# THE EXERCISE:
Everything from the line with "Reproduce this chart" down to the line with "XAxis, YAxis, Legend" below must be printed exactly, those two lines included. Exclude pictures.

# INPUT RECORDS:
§ §

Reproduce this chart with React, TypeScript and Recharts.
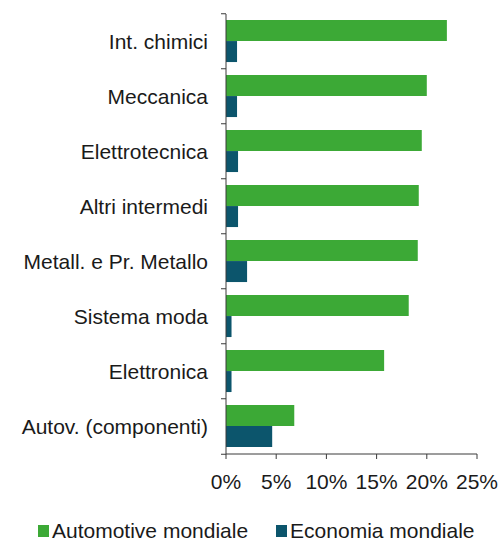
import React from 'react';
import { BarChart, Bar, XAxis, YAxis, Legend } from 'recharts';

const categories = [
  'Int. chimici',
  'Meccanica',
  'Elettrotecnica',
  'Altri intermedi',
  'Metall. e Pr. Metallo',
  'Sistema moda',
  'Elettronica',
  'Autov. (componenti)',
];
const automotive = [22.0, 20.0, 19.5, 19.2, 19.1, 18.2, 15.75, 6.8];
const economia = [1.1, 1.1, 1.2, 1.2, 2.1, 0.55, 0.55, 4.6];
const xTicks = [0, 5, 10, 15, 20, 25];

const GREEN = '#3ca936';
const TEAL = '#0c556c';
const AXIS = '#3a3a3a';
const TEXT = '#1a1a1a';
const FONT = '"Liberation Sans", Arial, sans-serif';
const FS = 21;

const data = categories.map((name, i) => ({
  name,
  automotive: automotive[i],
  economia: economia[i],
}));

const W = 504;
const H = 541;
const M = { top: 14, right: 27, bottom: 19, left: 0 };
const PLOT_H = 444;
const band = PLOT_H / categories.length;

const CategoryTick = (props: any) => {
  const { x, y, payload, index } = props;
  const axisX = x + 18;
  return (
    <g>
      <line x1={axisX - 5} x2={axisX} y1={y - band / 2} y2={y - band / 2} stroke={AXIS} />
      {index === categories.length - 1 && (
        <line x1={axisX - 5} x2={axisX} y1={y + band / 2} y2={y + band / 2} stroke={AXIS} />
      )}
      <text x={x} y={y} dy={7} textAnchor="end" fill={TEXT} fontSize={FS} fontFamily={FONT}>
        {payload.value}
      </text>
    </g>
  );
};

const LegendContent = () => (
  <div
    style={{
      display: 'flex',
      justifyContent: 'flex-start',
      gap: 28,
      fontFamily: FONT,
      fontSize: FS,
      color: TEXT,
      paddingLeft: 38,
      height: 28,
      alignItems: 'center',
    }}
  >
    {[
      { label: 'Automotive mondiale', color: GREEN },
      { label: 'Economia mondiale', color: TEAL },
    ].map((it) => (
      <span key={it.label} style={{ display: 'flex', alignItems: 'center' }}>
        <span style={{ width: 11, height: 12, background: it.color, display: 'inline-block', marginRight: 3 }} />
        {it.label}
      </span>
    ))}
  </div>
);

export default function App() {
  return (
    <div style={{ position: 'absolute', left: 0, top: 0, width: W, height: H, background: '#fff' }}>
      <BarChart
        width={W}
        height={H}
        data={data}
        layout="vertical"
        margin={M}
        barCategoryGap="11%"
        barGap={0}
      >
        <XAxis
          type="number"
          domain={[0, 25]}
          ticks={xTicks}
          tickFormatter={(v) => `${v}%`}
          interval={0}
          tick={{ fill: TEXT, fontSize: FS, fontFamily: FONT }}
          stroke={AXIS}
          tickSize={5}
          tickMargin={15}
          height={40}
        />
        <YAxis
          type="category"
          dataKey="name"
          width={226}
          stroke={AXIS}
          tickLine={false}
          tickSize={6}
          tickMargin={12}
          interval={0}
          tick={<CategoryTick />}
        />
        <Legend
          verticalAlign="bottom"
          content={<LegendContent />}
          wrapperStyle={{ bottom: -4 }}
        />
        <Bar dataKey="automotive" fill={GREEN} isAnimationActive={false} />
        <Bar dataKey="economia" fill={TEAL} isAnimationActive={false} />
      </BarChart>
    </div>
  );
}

§ §

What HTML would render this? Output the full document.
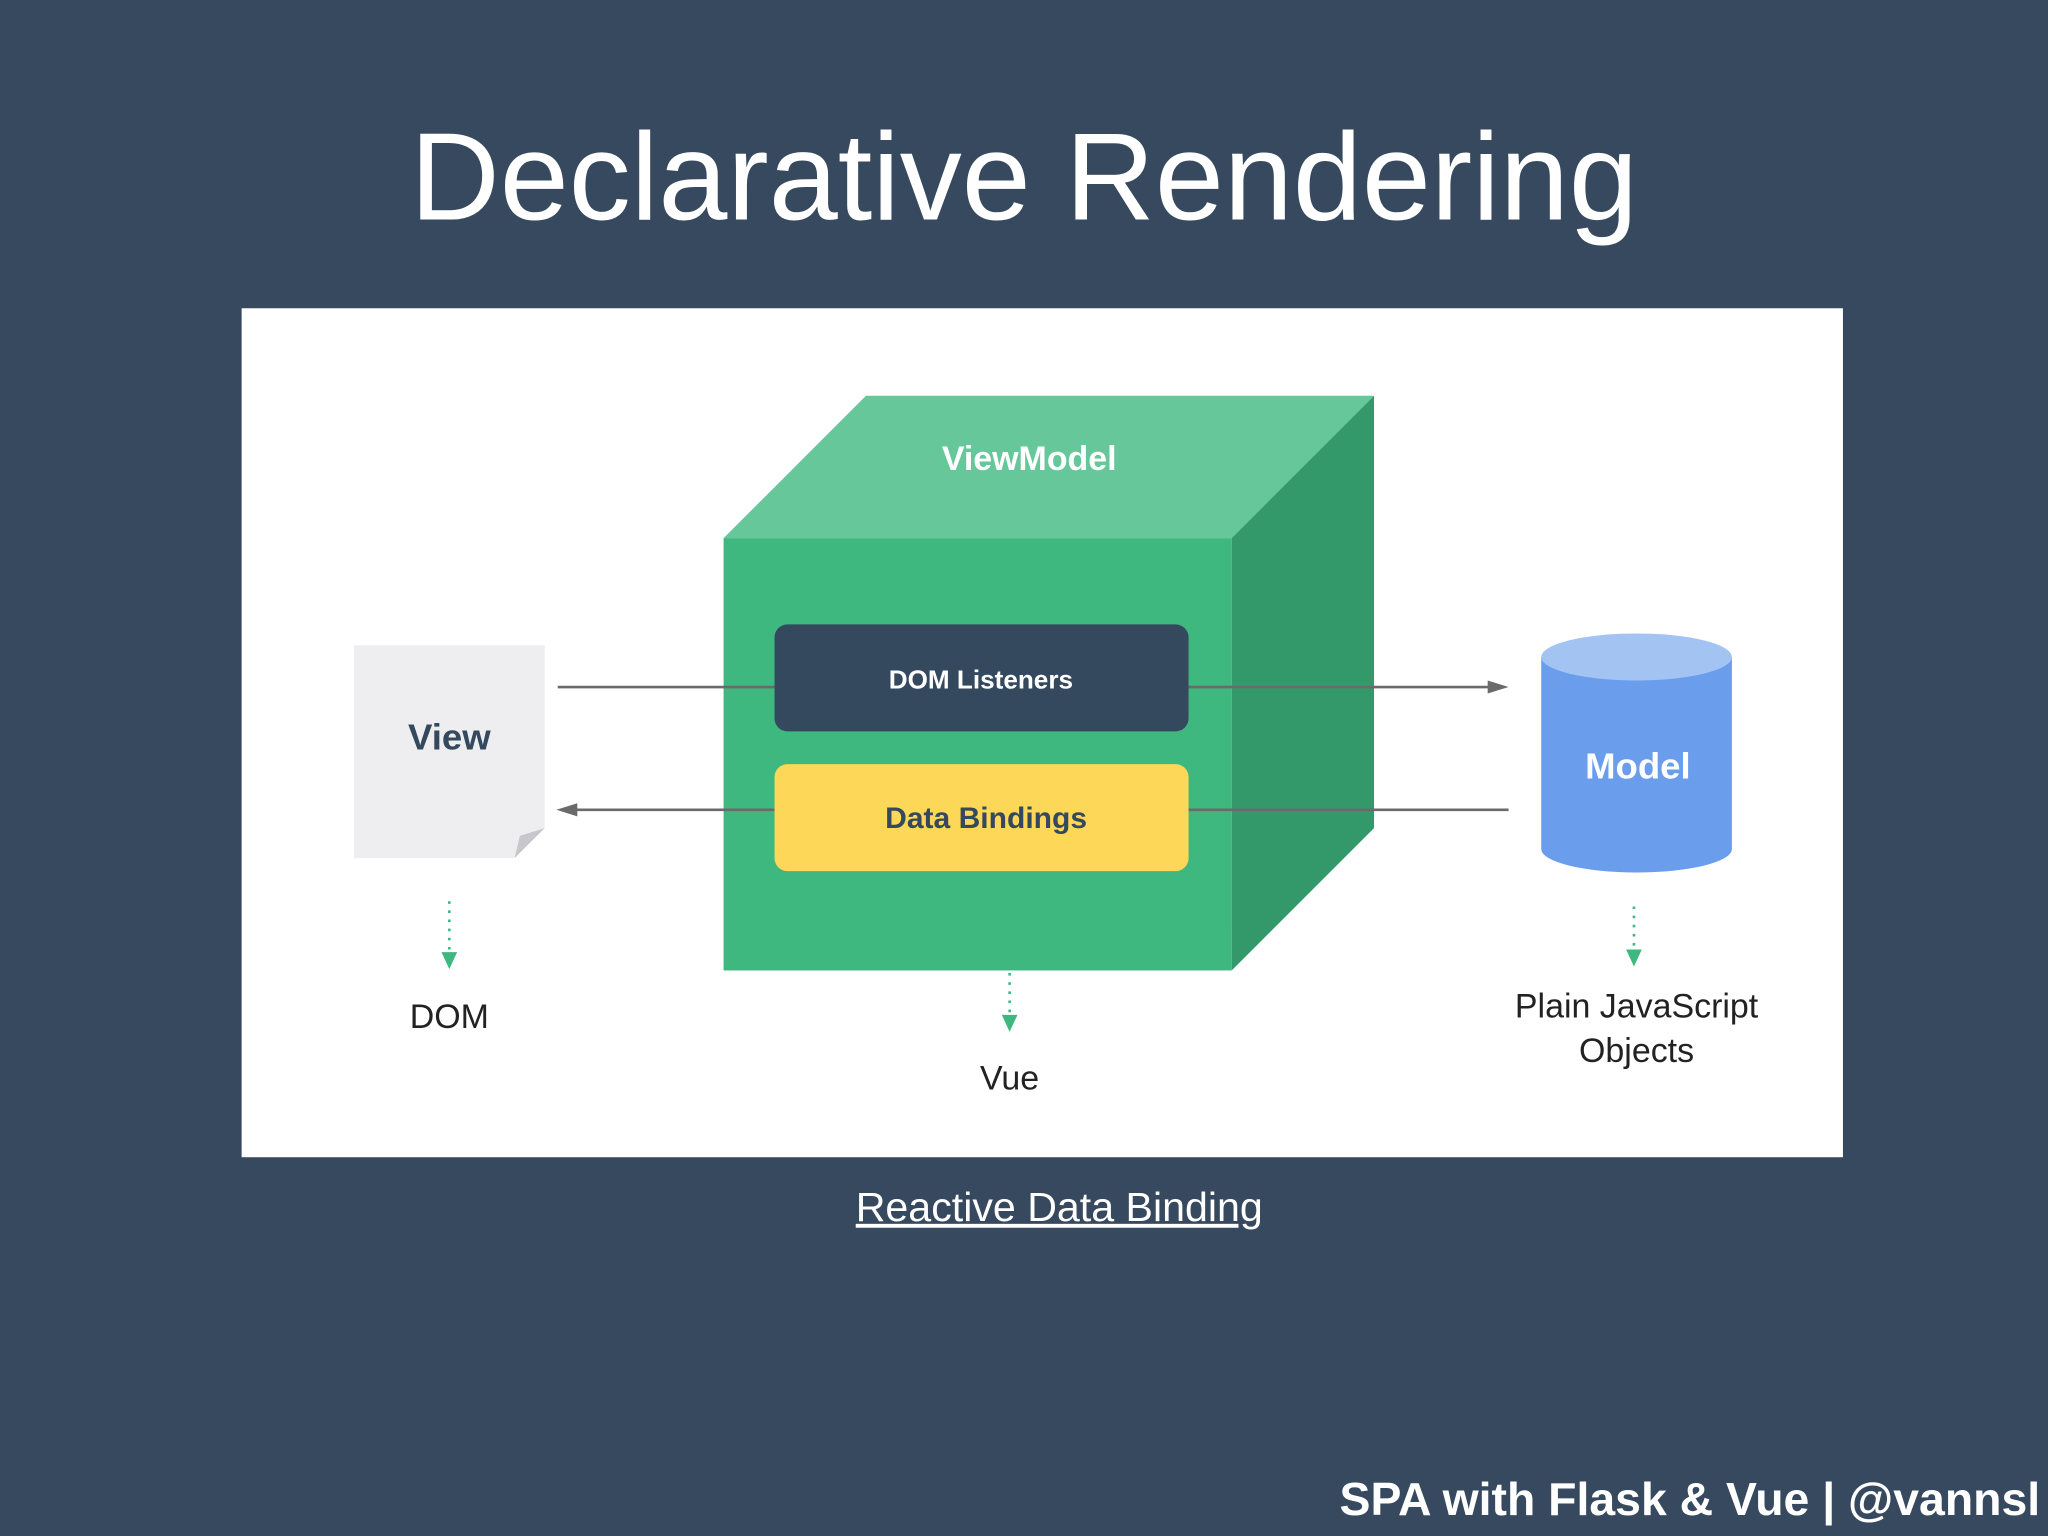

§ §

# RIGHT ANSWER:
Reproduce this chart with React, TypeScript and Recharts.
import React from 'react';
import { BarChart, Bar, XAxis, YAxis, Legend } from 'recharts';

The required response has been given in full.